Dr Christopher Chaston was awarded $715,360.00 for his research project - Wave energy transport, conversion and dissipation in near-Earth space - The near-Earth space environment is characterised by cycles of energy transport, conversion and release through particle acceleration that lead to dazzling aurora and damaged spacecraft and communication systems. This research seeks to identify how this energy is transported through space and the means through which it is converted and released.
Dr Mark Pelusi was awarded $660,528.00 for his research project Broadband compensation of nonlinear signal distortion in optical fibre communications - This project will investigate novel optical technologies for overcoming the approaching data capacity limits of global optical communication networks that are caused by transmission errors from nonlinear signal distortion in optical fibre. The research will show that light propagation through specially designed waveguides can cancel the distortion.
The ARC Discovery Early Career Researcher Award (DECRA) scheme provides more focused support for researchers and creates more opportunities for early-career researchers in both teaching and research, and research-only positions.

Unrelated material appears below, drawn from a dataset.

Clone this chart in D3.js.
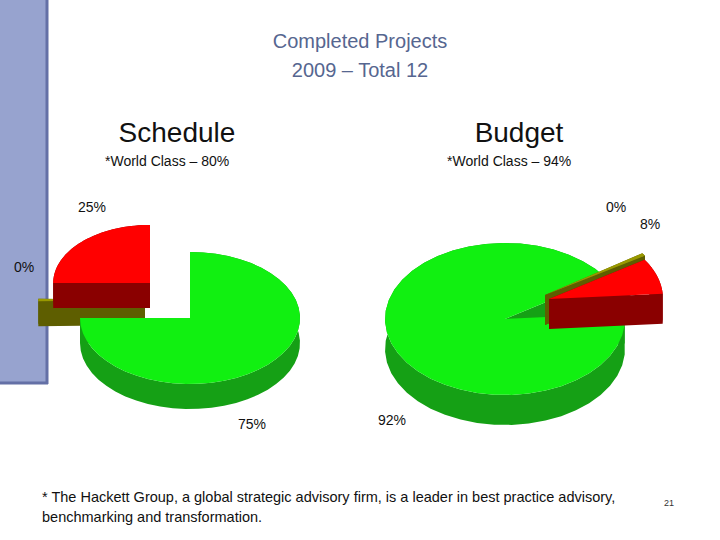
<!DOCTYPE html>
<html><head><meta charset="utf-8">
<script src="https://cdn.jsdelivr.net/npm/d3@7"></script>
<style>body{margin:0;background:#fff}</style></head>
<body><svg id="c" width="720" height="540"></svg>
<script>
const categories = ["On/Under", "Zero", "Over"];
const scheduleValues = [75, 0, 25];
const scheduleLabels = ["75%", "0%", "25%"];
const budgetValues = [0, 8, 92];
const budgetLabels = ["0%", "8%", "92%"];
const budgetCats = ["Zero", "Over", "On/Under"];

const svg = d3.select("#c");
svg.append("rect").attr("x",0).attr("y",0).attr("width",47).attr("height",383).attr("fill","#97a3cf");
svg.append("line").attr("x1",47).attr("x2",47).attr("y1",0).attr("y2",384).attr("stroke","#6470a6").attr("stroke-width",3);
svg.append("line").attr("x1",0).attr("x2",48).attr("y1",383).attr("y2",383).attr("stroke","#6470a6").attr("stroke-width",3);

const tc="#566690";
svg.append("text").attr("x",360).attr("y",48).attr("text-anchor","middle").attr("font-family","Liberation Sans, Arial").attr("font-size",20).attr("fill",tc).text("Completed Projects");
svg.append("text").attr("x",360).attr("y",77).attr("text-anchor","middle").attr("font-family","Liberation Sans, Arial").attr("font-size",20).attr("fill",tc).text("2009 – Total 12");

function t(x,y,s,size,anchor){svg.append("text").attr("x",x).attr("y",y).attr("font-family","Liberation Sans, Arial").attr("font-size",size).attr("text-anchor",anchor||"start").attr("fill","#111").text(s);}
t(177,142,"Schedule",28,"middle"); t(519,142,"Budget",28,"middle");
t(105,166,"*World Class – 80%",14); t(447,166,"*World Class – 94%",14);

const colors = {"On/Under":["#11f011","#15a015"],"Zero":["#999900","#5e5e00"],"Over":["#ff0000","#8a0000"]};

function pie3d(cfg){
  const arcs = d3.pie().sort(null).startAngle(cfg.start).endAngle(cfg.start+2*Math.PI).value(d=>d)(cfg.values);
  const items = arcs.map((a,i)=>{
    let a0=a.startAngle,a1=a.endAngle;
    if(a1-a0<0.04){a0-=0.02;a1+=0.02;}
    const o=cfg.offsets[i];
    return {a0,a1,cx:cfg.cx+o[0],cy:cfg.cy+o[1],cat:cfg.cats[i],r:cfg.rs[i]};
  });
  cfg.order.forEach(i=>{
    const it=items[i], rx=cfg.rx*it.r, ry=cfg.ry*it.r, d=cfg.depth;
    const P=(a,dy)=>[it.cx+rx*Math.sin(a), it.cy-ry*Math.cos(a)+dy];
    const ang=d3.range(0,41).map(k=>it.a0+(it.a1-it.a0)*k/40);
    const g=svg.append("g");
    const [top,side]=colors[it.cat];
    const line=d3.line();
    const wall=ang.map(a=>P(a,0)).concat(ang.slice().reverse().map(a=>P(a,d)));
    g.append("path").attr("d",line(wall)+"Z").attr("fill",side);
    [it.a0,it.a1].forEach(a=>{
      g.append("path").attr("d",line([[it.cx,it.cy],P(a,0),P(a,d),[it.cx,it.cy+d]])+"Z").attr("fill",side);
    });
    g.append("path").attr("d",line([[it.cx,it.cy]].concat(ang.map(a=>P(a,0))))+"Z").attr("fill",top);
  });
}

pie3d({values:scheduleValues,cats:categories,start:0,cx:190,cy:318,rx:110,ry:66,depth:25,
  offsets:[[0,0],[-45,-18],[-40,-35]],rs:[1,0.97,0.88],order:[1,2,0]});
pie3d({values:budgetValues,cats:budgetCats,start:57*Math.PI/180,cx:505,cy:319,rx:120,ry:76,depth:30,
  offsets:[[40,-24],[44,-20],[0,0]],rs:[0.98,0.95,1],order:[2,0,1]});

t(78,212,scheduleLabels[2],14); t(14,272,scheduleLabels[1],14); t(238,429,scheduleLabels[0],14);
t(606,212,budgetLabels[0],14); t(640,229,budgetLabels[1],14); t(378,425,budgetLabels[2],14);

t(42,502,"* The Hackett Group, a global strategic advisory firm, is a leader in best practice advisory,",14.5);
t(42,522,"benchmarking and transformation.",14.5);
svg.append("text").attr("x",664).attr("y",506).attr("font-family","Liberation Sans, Arial").attr("font-size",9).attr("fill","#333").text("21");
</script></body></html>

Each of the School's six DECRA recipients receives a total award of $375,000. Details of the recipients and their project summaries are below.
Dr Eric Cavalcanti - The structure of nonclassicality and the foundations of quantum theory - What exactly makes quantum computers faster than classical computers and why does the world obey the counterintuitive rules of quantum mechanics? This project will use insights gained from researching the information- processing capabilities in a quantum world to investigate the nature of the theory itself and ways in which it might be modified.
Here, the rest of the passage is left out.